2 De druk van het moment
Hoofdstuk 4 van het boek laat ons weten hoe Ester zover kwam om een gevaarlijke stap te zetten: ongevraagd de aandacht zoeken van een wispelturige en wrede koning. De urgentie bleek in het slot van hoofdstuk 3. In het hele rijk werd een aanvalsplan ontrolt om op zekere dag de Joden om te brengen. De datum was door het lot bepaald, het poer (3,7, vandaar poerimfeest). Mordechai begint met een kledingprotest (4,1) en via Esters dienaar Hatach brengt hij zijn pleegdochter (2,7) op de hoogte van de aanstaande crisis (inclusief afschrift van de wet, 4,8). Hij verzoek haar met klem om naar de koning te gaan om voor het volk te pleiten.
- Ken je vergelijkbare acties als de kledingactie van Mordechai in de Nederlandse samenleving? Welk onrecht wordt ermee aan de kaak gesteld?
- In vers 8 staat: ‘om genade smeken’ en ‘voor het volk pleiten’: kun je hier een parallel zien met wat Jezus Christus als middelaar heeft gedaan (1 Timoteüs 2,5-6)?
3 De onmogelijke vraag
Het eerste antwoord van Ester is allereerst een verkapte aanklacht aan het adres van een despoot.
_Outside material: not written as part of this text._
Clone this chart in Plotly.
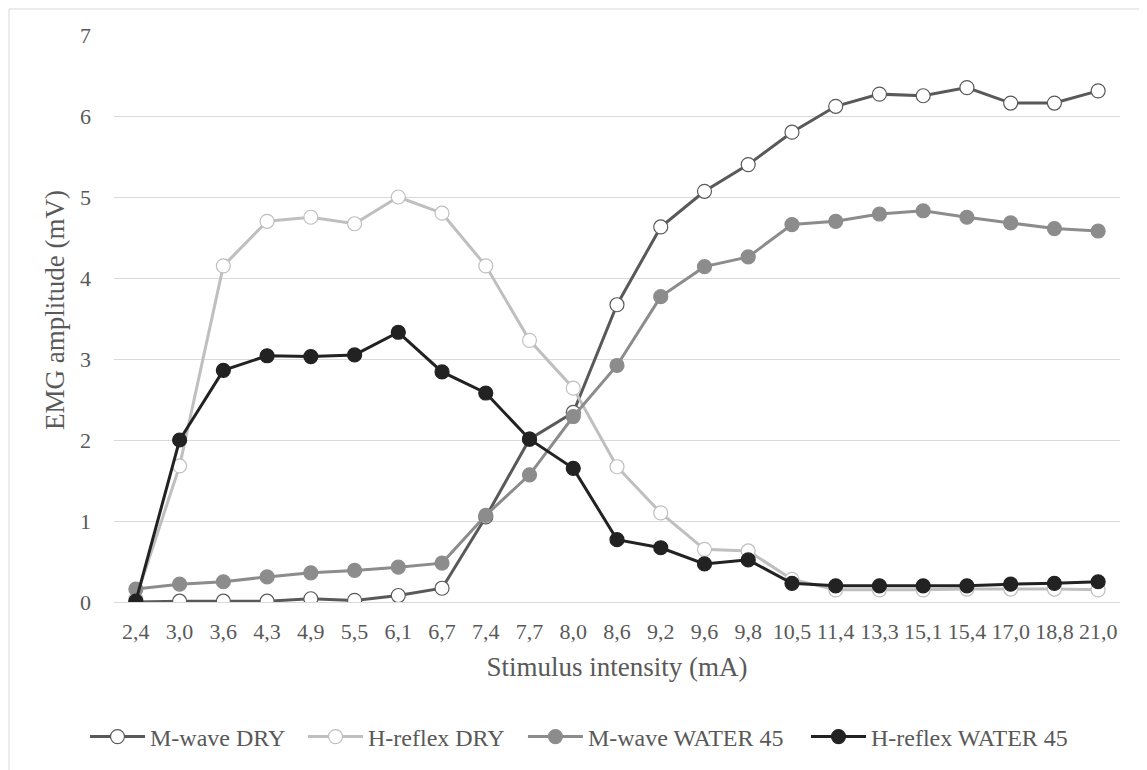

De dood als antwoord van een grillige koning op een verzoek, zelfs van een van zijn vrouwen. In de voorafgaande hoofdstukken kregen wij al een indruk van de wispelturigheid van Ahasveros. De reactie van Mordechai (4,13-14) is bijzonder. Hij laat zien dat het haar persoonlijk aangaat. Haar plaats in de harem van de koning is geen vrijbrief. En verder zegt hij twee opmerkelijke dingen: 1) hij gelooft stellig dat er redding voor de Joden zal komen; 2) hij doet de suggestie dat Esters bijzondere plaats juist voor die moment is gegeven. Zij zit dicht bij de macht.
- Koning Ahasveros lijkt wel wat op koning Sjariah in de Perzische vertelling van 1001 nacht. Die doodde elke vrouw met wie hij geslapen had. Alleen omdat hij wraak wilde nemen toen zijn echtgenote hem bleek te bedriegen met haar slaven. Zou het kunnen dat het boek Ester een vergelijkbaar sprookje is?
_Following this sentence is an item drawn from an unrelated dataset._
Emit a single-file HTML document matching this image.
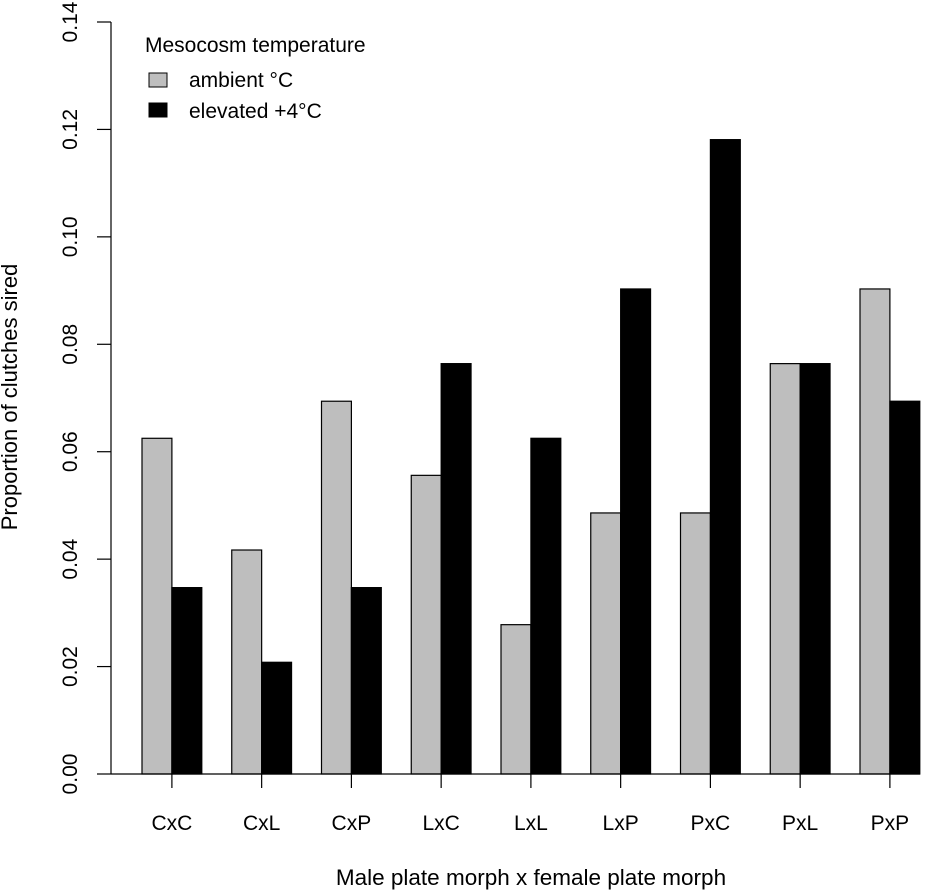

- Bespreek het dat niet Ester zelf ontdekt dat haar positie als haremvrouw een kans biedt, maar haar pleegvader. Denk jij het wel eens over iemand? Heeft iemand het wel eens over jou gezegd?
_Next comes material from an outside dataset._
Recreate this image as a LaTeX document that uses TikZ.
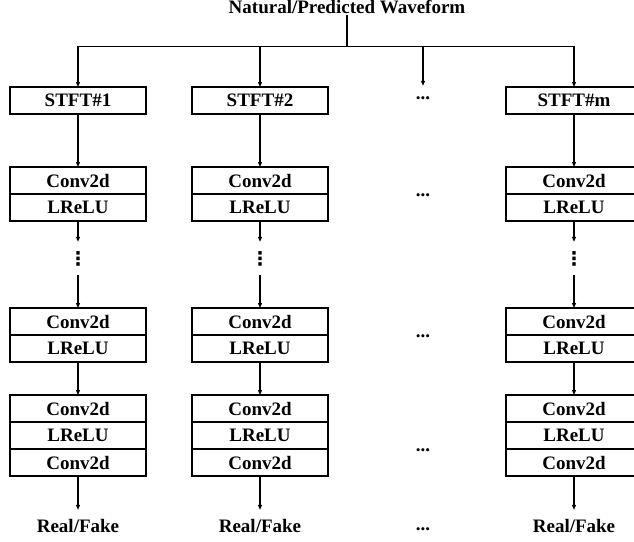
\documentclass[tikz,border=0pt]{standalone}
\usepackage{fontspec}
\setmainfont{Liberation Serif}
\newfontfamily\simbolos{DejaVu Sans}
\usepackage{tikz}
\usetikzlibrary{positioning,arrows.meta}
\newcommand{\vpuntos}{{\simbolos ⋮}}
\tikzset{
  letra/.style={font=\fontsize{19pt}{22pt}\selectfont\bfseries},
  celda/.style={rectangle, draw, line width=1.6pt, minimum width=136pt,
    minimum height=27pt, inner sep=0pt, outer sep=0pt, letra},
  puntosv/.style={minimum height=33pt, inner sep=0pt, letra},
  puntos/.style={inner sep=0pt, letra},
  salida/.style={minimum height=32pt, inner sep=0pt, letra},
  flecha/.style={-{Triangle[length=5pt,width=4pt]}, line width=1.1pt},
}
\begin{document}
\begin{tikzpicture}[x=1pt,y=-1pt]
  \useasboundingbox (0,0) rectangle (634,541);
  \node[letra, anchor=base, inner sep=2pt] (titulo) at (347,13) {Natural/Predicted Waveform};
  \coordinate (bifur) at (347,46.7);
  \draw[line width=1.1pt] (titulo) -- (bifur);
  % columnas de discriminadores
  \foreach \c/\x/\n in {1/78/1, 2/260/2, 3/574/m} {
    \node[celda] (stft\c) at (\x,100.5) {STFT\#\n};
    \node[celda] (a1\c) at (\x,180.5) {Conv2d};
    \node[celda, below=0pt of a1\c] (a2\c) {LReLU};
    \node[puntosv] (v\c) at (\x,258.5) {\vpuntos};
    \node[celda] (b1\c) at (\x,321.5) {Conv2d};
    \node[celda, below=0pt of b1\c] (b2\c) {LReLU};
    \node[celda] (c1\c) at (\x,408.5) {Conv2d};
    \node[celda, below=0pt of c1\c] (c2\c) {LReLU};
    \node[celda, below=0pt of c2\c] (c3\c) {Conv2d};
    \node[salida] (rf\c) at (\x,526) {Real/Fake};
    \draw[flecha] (bifur) -| (stft\c.north);
    \draw[flecha] (stft\c) -- (a1\c);
    \draw[flecha] (a2\c) -- (v\c);
    \draw[flecha] (v\c) -- (b1\c);
    \draw[flecha] (b2\c) -- (c1\c);
    \draw[flecha] (c3\c) -- (rf\c);
  }
  % columna de puntos suspensivos
  \node[puntos, minimum height=24pt] (p0) at (423,98) {...};
  \node[puntos] (p1) at (423,195) {...};
  \node[puntos] (p2) at (423,336) {...};
  \node[puntos] (p3) at (423,450) {...};
  \node[puntos] (p4) at (423,529) {...};
  \draw[flecha] (bifur) -| (p0.north);
\end{tikzpicture}
\end{document}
- Heb je ervaring met luisterend bidden? Deel die ervaringen zo mogelijk en bespreek met elkaar de manier waarop God vandaag spreekt.
4 Het wonderlijke vertrouwen
Speciale aandacht kunnen we geven aan wat Mordechai zegt: “Als jij nu zwijgt, nu het moment daar is, komt er van een andere kant wel uitkomst en redding voor de Joden.” (4,14) Er staat letterlijk: ‘van een andere plaats’.
- Waar haalt Mordechai dit vertrouwen vandaan? En bedoelt hij op een geheimzinnige manier te verwijzen naar God, in de hemel? Of uit Jeruzalem (dat nog een in puin ligt)? Of gelooft hij dat er andere mensen zullen zijn, misschien met niet-Joden?
- Opvallend is dat ook Hamans vrouw en raadgevers ervan overtuigd raken dat de joden niet te vernietigen zijn, lees 6,13.
5 De voorzichtige taal
In tijden waarin je als gelovigen geen macht hebt (denk aan de vervolgde kerk) komt het aan op vertrouwen en hopen. Omdat het niet in je eigen handen ligt moet je je woorden voorzichtig kiezen. Mordechai zegt: ‘Wie weet…” Andere voorbeelden in de Bijbel: 1) Mozes: “U hebt zwaar gezondigd. Toch zal ik de berg op gaan; misschien kan ik de HEER ertoe bewegen u uw zonden niet aan te rekenen.” (Exodus 32,30). 2) David over zijn dodelijk zieke kind: “Ik dacht: Wie weet is de HEER me genadig en blijft het kind in leven.” (2 Samuel 12,22). 3) Amos roept de mensen tot de orde: “Haat het kwade, heb het goede lief en zorg dat er recht gedaan wordt in de poort. Misschien zal dan de HEER, de God van de hemelse machten, genade schenken aan wie er overgebleven zijn van Jozefs volk.” (5,15). Joël in tijden van hongersnood: “Misschien verandert Hij van gedachten, ziet Hij af van zijn voornemen en laat Hij een spoor van zegen achter, zodat jullie weer graan en wijn kunnen offeren aan de HEER, jullie God.” (Joël 2,14)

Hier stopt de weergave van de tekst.